Include in the output only the lines from the opening of the records through the line containing "import pandas as pd", each printed exactly; pictures are omitted.

** Start Task inputs **

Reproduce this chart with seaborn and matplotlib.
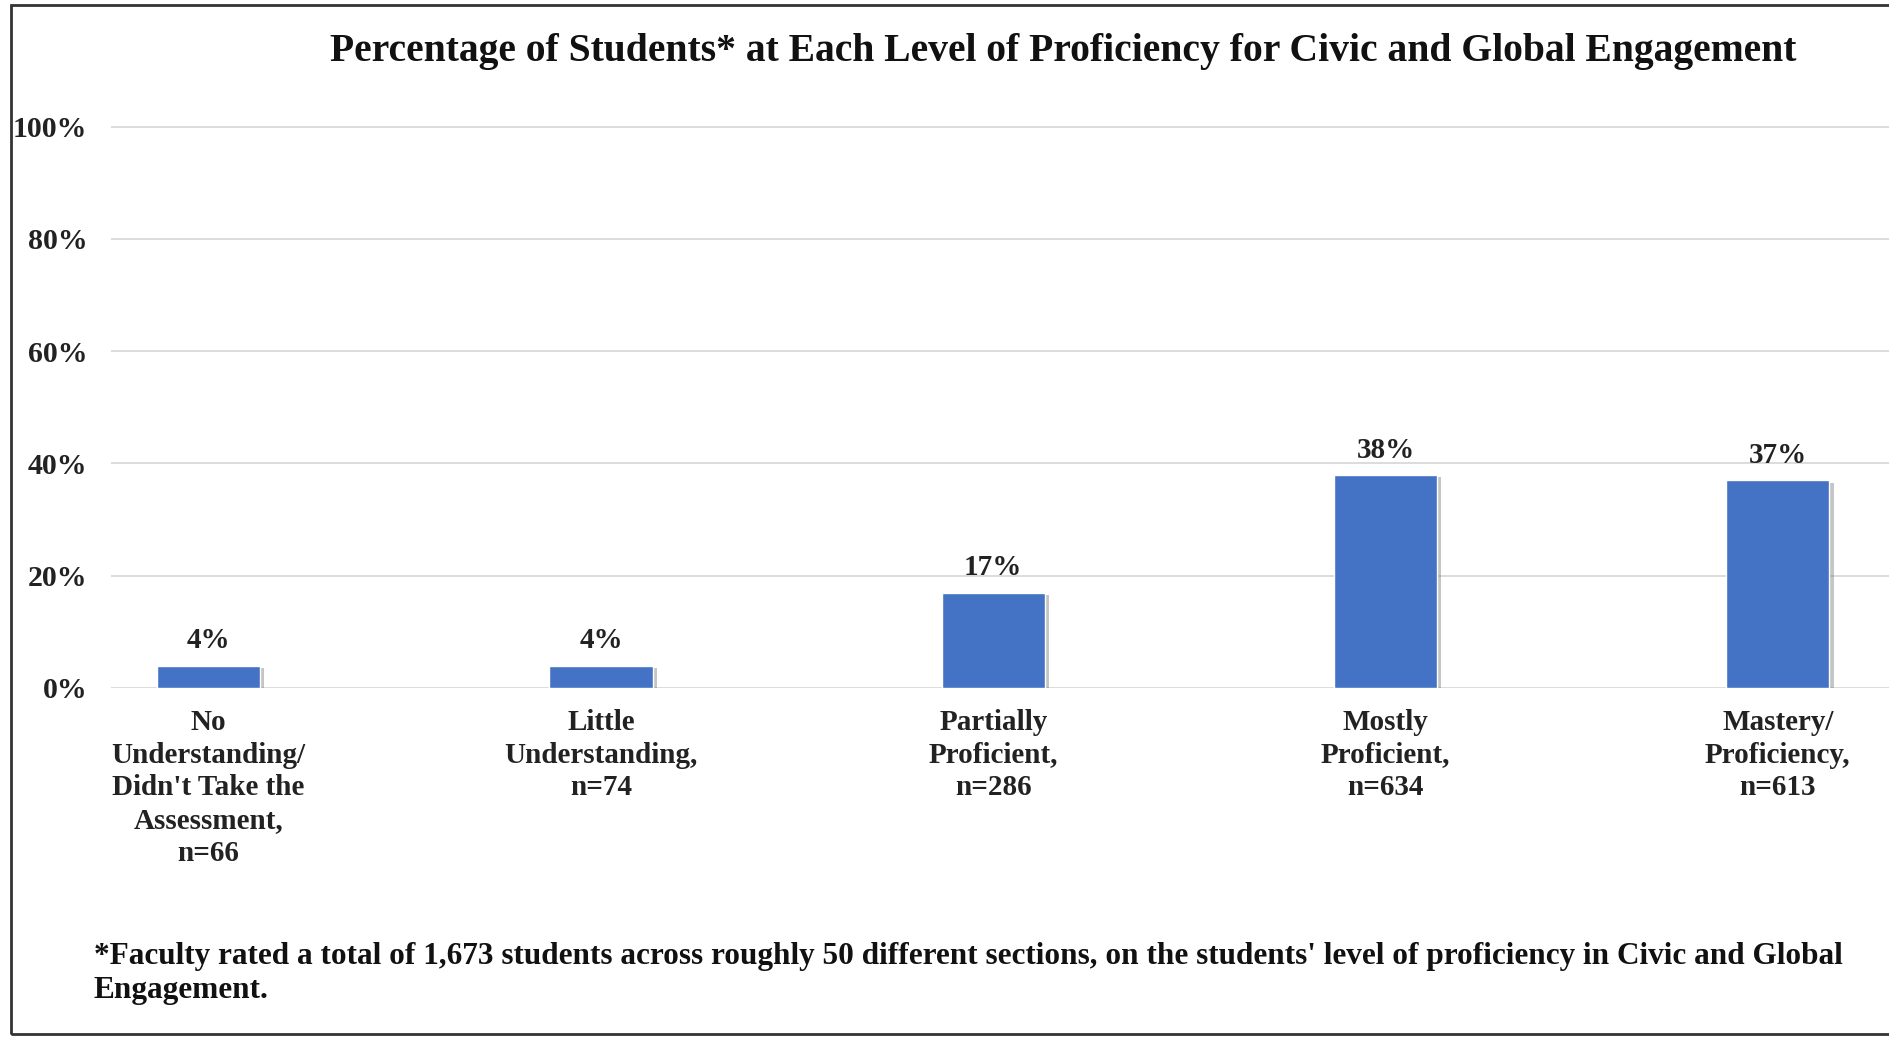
import matplotlib
matplotlib.use("Agg")
import matplotlib.pyplot as plt
import matplotlib.patheffects as pe
from matplotlib.patches import Rectangle
import seaborn as sns
import pandas as pd

# Proficiency levels, their student counts and the share of students at each level
levels = [
    "No\nUnderstanding/\nDidn't Take the\nAssessment,\nn=66",
    "Little\nUnderstanding,\nn=74",
    "Partially\nProficient,\nn=286",
    "Mostly\nProficient,\nn=634",
    "Mastery/\nProficiency,\nn=613",
]
percentages = [4, 4, 17, 38, 37]
y_ticks = [0, 20, 40, 60, 80, 100]

title_text = "Percentage of Students* at Each Level of Proficiency for Civic and Global Engagement"
footnote_text = ("*Faculty rated a total of 1,673 students across roughly 50 different sections, "
                 "on the students' level of proficiency in Civic and Global\nEngagement.")

df = pd.DataFrame({"level": levels, "pct": percentages})

sns.set_style("white")
plt.rcParams["font.family"] = ["Liberation Serif", "DejaVu Serif"]
plt.rcParams["font.weight"] = "bold"

W, H = 1890, 1037
fig = plt.figure(figsize=(W / 100, H / 100), dpi=100)
fig.patch.set_facecolor("white")

ax_left = 111 / W
ax_bottom = 1 - 688 / H
ax_top = 1 - (688 - (688 - 126.6) * 1.05) / H
ax = fig.add_axes([ax_left, ax_bottom, 1 - ax_left, ax_top - ax_bottom])

sns.barplot(data=df, x="level", y="pct", color="#4472C4", saturation=1,
            width=0.263, ax=ax, zorder=3)

for bar in ax.patches:
    bar.set_path_effects([pe.SimplePatchShadow(offset=(3, -2), shadow_rgbFace="#6e6e6e", alpha=0.4),
                          pe.Normal()])

ax.bar_label(ax.containers[0], labels=[f"{v}%" for v in percentages],
             padding=8, fontsize=21, fontweight="bold", color="#222222")

ax.set_ylim(0, 105)
ax.set_xlim(-0.249, 4.286)
ax.set_yticks(y_ticks)
ax.set_yticklabels([f"{v}%" for v in y_ticks], fontsize=21.5, fontweight="bold", color="#222222")
ax.set_xticks(range(len(levels)))
ax.set_xticklabels(levels, fontsize=21, fontweight="bold", color="#222222", linespacing=1.27)
ax.tick_params(axis="both", length=0)
ax.tick_params(axis="y", pad=17)
ax.tick_params(axis="x", pad=15)
ax.set_xlabel("")
ax.set_ylabel("")
for s in ax.spines.values():
    s.set_visible(False)
ax.yaxis.grid(True, color="#d9d9d9", linewidth=1.3, zorder=0)
ax.set_axisbelow(True)

fig.text(1063 / W, 1 - 52 / H, title_text, ha="center", va="center",
         fontsize=28.5, fontweight="bold", color="#111111")
fig.text(94 / W, 1 - 942 / H, footnote_text, ha="left", va="top",
         fontsize=22.5, fontweight="bold", color="#111111", linespacing=1.22)

# Frame around the whole figure
fig.patches.append(Rectangle((11 / W, 1 - 1034 / H), 1.2, (1034 - 5) / H,
                             transform=fig.transFigure, fill=False,
                             edgecolor="#333333", linewidth=2))

fig.savefig("out.png", dpi=100, facecolor="white")
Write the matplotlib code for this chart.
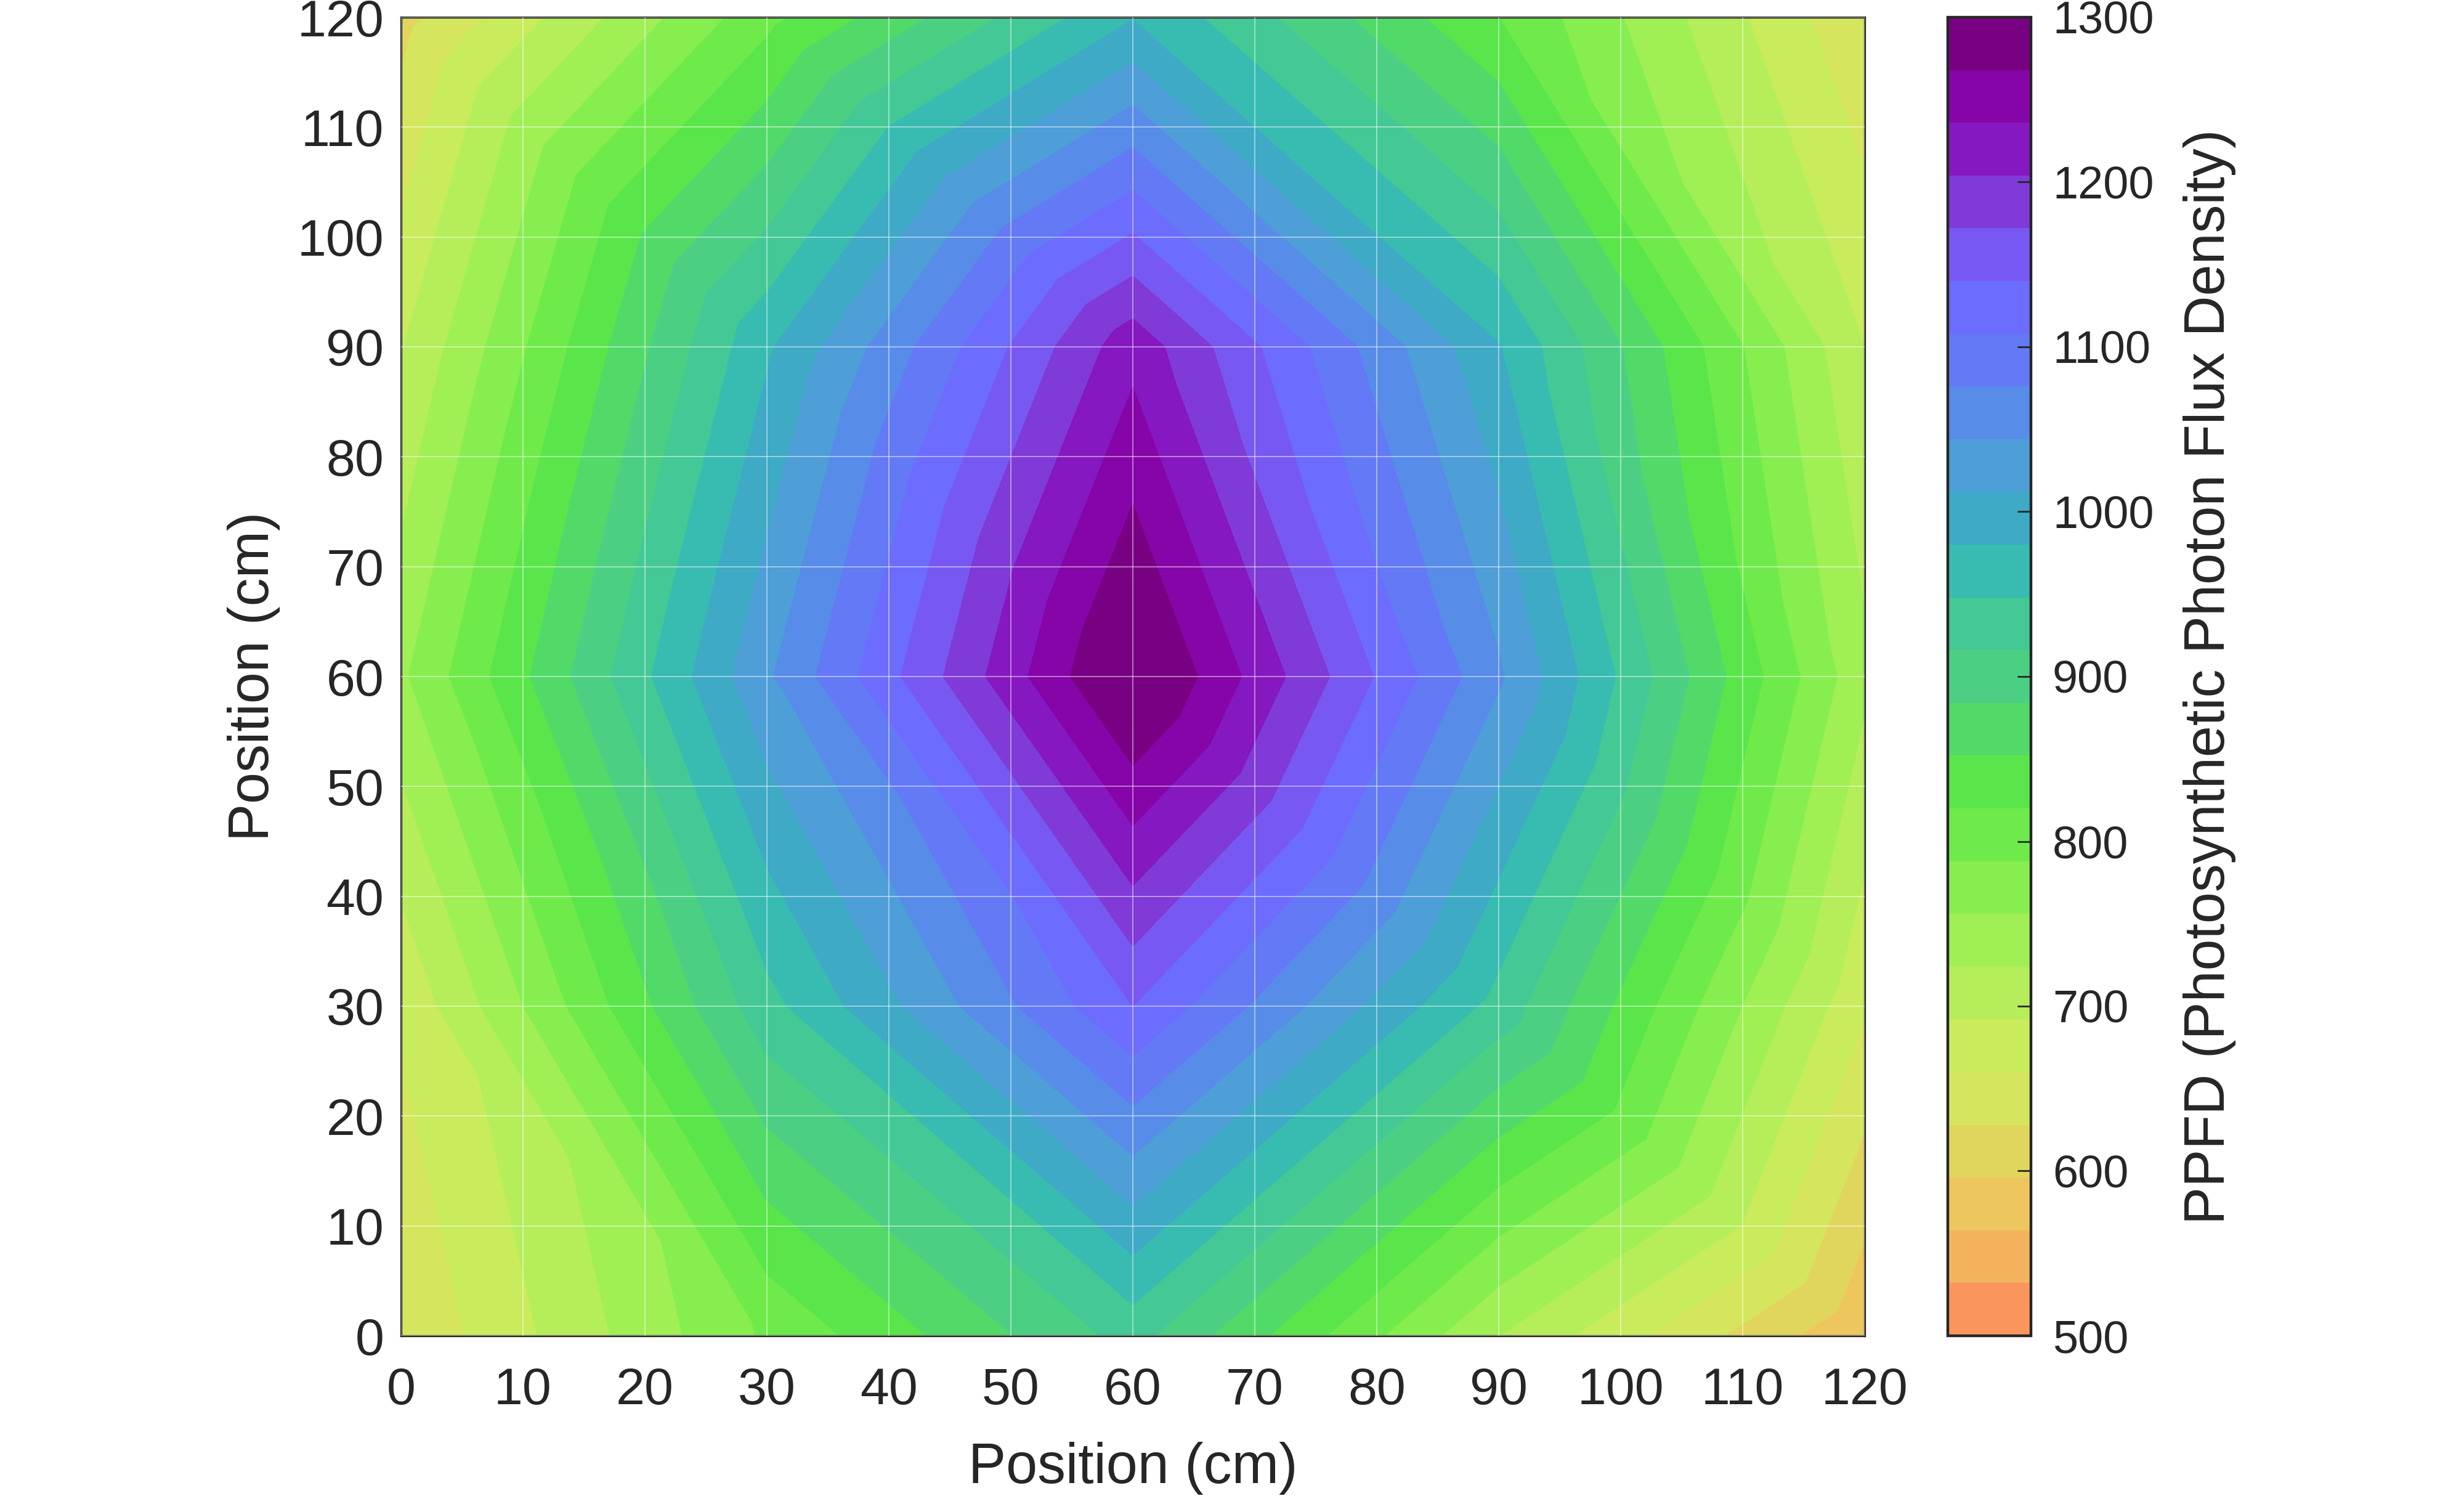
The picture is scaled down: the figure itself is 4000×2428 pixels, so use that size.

** End Task inputs **

Response:
Reproduce this chart with seaborn and matplotlib.
import matplotlib
matplotlib.use("Agg")
import matplotlib.pyplot as plt
import matplotlib.patheffects as pe
from matplotlib.patches import Rectangle
import seaborn as sns
import pandas as pd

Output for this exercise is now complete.